#### [Exercise requirements]
Return each line of the listing below, unchanged, and omit the images.

#### [Recorded information]
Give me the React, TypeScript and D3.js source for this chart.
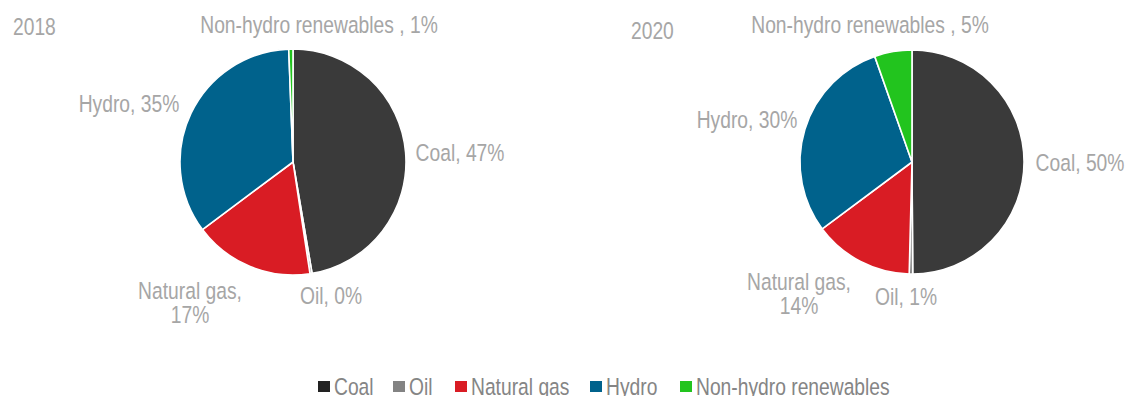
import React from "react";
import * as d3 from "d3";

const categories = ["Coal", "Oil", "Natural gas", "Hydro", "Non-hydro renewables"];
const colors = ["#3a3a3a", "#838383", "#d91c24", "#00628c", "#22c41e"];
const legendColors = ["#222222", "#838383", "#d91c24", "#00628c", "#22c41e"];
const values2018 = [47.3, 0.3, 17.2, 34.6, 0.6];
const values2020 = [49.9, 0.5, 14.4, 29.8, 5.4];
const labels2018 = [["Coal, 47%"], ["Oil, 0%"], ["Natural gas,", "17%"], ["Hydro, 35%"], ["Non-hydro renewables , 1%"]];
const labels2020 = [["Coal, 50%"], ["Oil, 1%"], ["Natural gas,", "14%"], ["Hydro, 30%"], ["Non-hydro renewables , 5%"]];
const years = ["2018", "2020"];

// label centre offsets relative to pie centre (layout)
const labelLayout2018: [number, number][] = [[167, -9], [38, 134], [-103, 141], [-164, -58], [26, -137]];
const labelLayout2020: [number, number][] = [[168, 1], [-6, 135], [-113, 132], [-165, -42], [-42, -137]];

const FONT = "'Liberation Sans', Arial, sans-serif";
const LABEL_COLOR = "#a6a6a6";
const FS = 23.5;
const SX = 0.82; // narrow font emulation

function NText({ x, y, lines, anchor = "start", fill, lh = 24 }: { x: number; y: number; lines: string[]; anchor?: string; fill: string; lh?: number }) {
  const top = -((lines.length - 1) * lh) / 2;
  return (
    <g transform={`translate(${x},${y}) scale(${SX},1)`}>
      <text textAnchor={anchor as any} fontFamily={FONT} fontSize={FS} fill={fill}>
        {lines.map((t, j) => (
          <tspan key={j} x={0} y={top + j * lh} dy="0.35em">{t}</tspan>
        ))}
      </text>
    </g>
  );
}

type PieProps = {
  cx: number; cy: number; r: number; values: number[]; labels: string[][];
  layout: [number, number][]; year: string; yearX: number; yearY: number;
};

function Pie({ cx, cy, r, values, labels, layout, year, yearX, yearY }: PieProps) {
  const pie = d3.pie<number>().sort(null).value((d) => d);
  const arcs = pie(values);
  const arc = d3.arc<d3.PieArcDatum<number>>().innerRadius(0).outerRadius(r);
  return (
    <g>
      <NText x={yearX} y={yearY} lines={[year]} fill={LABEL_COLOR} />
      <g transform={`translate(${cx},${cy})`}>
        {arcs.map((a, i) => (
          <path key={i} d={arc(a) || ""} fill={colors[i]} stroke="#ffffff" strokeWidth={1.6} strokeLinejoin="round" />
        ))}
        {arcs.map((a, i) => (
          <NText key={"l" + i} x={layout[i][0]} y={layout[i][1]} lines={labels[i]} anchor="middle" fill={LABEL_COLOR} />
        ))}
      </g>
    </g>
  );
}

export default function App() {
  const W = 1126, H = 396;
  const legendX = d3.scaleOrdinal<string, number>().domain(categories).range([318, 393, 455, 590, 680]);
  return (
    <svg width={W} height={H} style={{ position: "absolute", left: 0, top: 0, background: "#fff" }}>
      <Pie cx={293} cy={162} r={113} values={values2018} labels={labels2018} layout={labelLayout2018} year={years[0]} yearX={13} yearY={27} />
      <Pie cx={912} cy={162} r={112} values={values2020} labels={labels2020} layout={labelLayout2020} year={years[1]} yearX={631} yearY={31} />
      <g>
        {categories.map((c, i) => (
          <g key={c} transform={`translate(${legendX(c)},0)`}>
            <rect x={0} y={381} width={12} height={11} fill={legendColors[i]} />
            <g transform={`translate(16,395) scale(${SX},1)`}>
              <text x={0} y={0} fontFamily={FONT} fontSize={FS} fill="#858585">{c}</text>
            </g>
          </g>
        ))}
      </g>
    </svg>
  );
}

#### [Full answer]
Give me the React, TypeScript and D3.js source for this chart.
import React from "react";
import * as d3 from "d3";

const categories = ["Coal", "Oil", "Natural gas", "Hydro", "Non-hydro renewables"];
const colors = ["#3a3a3a", "#838383", "#d91c24", "#00628c", "#22c41e"];
const legendColors = ["#222222", "#838383", "#d91c24", "#00628c", "#22c41e"];
const values2018 = [47.3, 0.3, 17.2, 34.6, 0.6];
const values2020 = [49.9, 0.5, 14.4, 29.8, 5.4];
const labels2018 = [["Coal, 47%"], ["Oil, 0%"], ["Natural gas,", "17%"], ["Hydro, 35%"], ["Non-hydro renewables , 1%"]];
const labels2020 = [["Coal, 50%"], ["Oil, 1%"], ["Natural gas,", "14%"], ["Hydro, 30%"], ["Non-hydro renewables , 5%"]];
const years = ["2018", "2020"];

// label centre offsets relative to pie centre (layout)
const labelLayout2018: [number, number][] = [[167, -9], [38, 134], [-103, 141], [-164, -58], [26, -137]];
const labelLayout2020: [number, number][] = [[168, 1], [-6, 135], [-113, 132], [-165, -42], [-42, -137]];

const FONT = "'Liberation Sans', Arial, sans-serif";
const LABEL_COLOR = "#a6a6a6";
const FS = 23.5;
const SX = 0.82; // narrow font emulation

function NText({ x, y, lines, anchor = "start", fill, lh = 24 }: { x: number; y: number; lines: string[]; anchor?: string; fill: string; lh?: number }) {
  const top = -((lines.length - 1) * lh) / 2;
  return (
    <g transform={`translate(${x},${y}) scale(${SX},1)`}>
      <text textAnchor={anchor as any} fontFamily={FONT} fontSize={FS} fill={fill}>
        {lines.map((t, j) => (
          <tspan key={j} x={0} y={top + j * lh} dy="0.35em">{t}</tspan>
        ))}
      </text>
    </g>
  );
}

type PieProps = {
  cx: number; cy: number; r: number; values: number[]; labels: string[][];
  layout: [number, number][]; year: string; yearX: number; yearY: number;
};

function Pie({ cx, cy, r, values, labels, layout, year, yearX, yearY }: PieProps) {
  const pie = d3.pie<number>().sort(null).value((d) => d);
  const arcs = pie(values);
  const arc = d3.arc<d3.PieArcDatum<number>>().innerRadius(0).outerRadius(r);
  return (
    <g>
      <NText x={yearX} y={yearY} lines={[year]} fill={LABEL_COLOR} />
      <g transform={`translate(${cx},${cy})`}>
        {arcs.map((a, i) => (
          <path key={i} d={arc(a) || ""} fill={colors[i]} stroke="#ffffff" strokeWidth={1.6} strokeLinejoin="round" />
        ))}
        {arcs.map((a, i) => (
          <NText key={"l" + i} x={layout[i][0]} y={layout[i][1]} lines={labels[i]} anchor="middle" fill={LABEL_COLOR} />
        ))}
      </g>
    </g>
  );
}

export default function App() {
  const W = 1126, H = 396;
  const legendX = d3.scaleOrdinal<string, number>().domain(categories).range([318, 393, 455, 590, 680]);
  return (
    <svg width={W} height={H} style={{ position: "absolute", left: 0, top: 0, background: "#fff" }}>
      <Pie cx={293} cy={162} r={113} values={values2018} labels={labels2018} layout={labelLayout2018} year={years[0]} yearX={13} yearY={27} />
      <Pie cx={912} cy={162} r={112} values={values2020} labels={labels2020} layout={labelLayout2020} year={years[1]} yearX={631} yearY={31} />
      <g>
        {categories.map((c, i) => (
          <g key={c} transform={`translate(${legendX(c)},0)`}>
            <rect x={0} y={381} width={12} height={11} fill={legendColors[i]} />
            <g transform={`translate(16,395) scale(${SX},1)`}>
              <text x={0} y={0} fontFamily={FONT} fontSize={FS} fill="#858585">{c}</text>
            </g>
          </g>
        ))}
      </g>
    </svg>
  );
}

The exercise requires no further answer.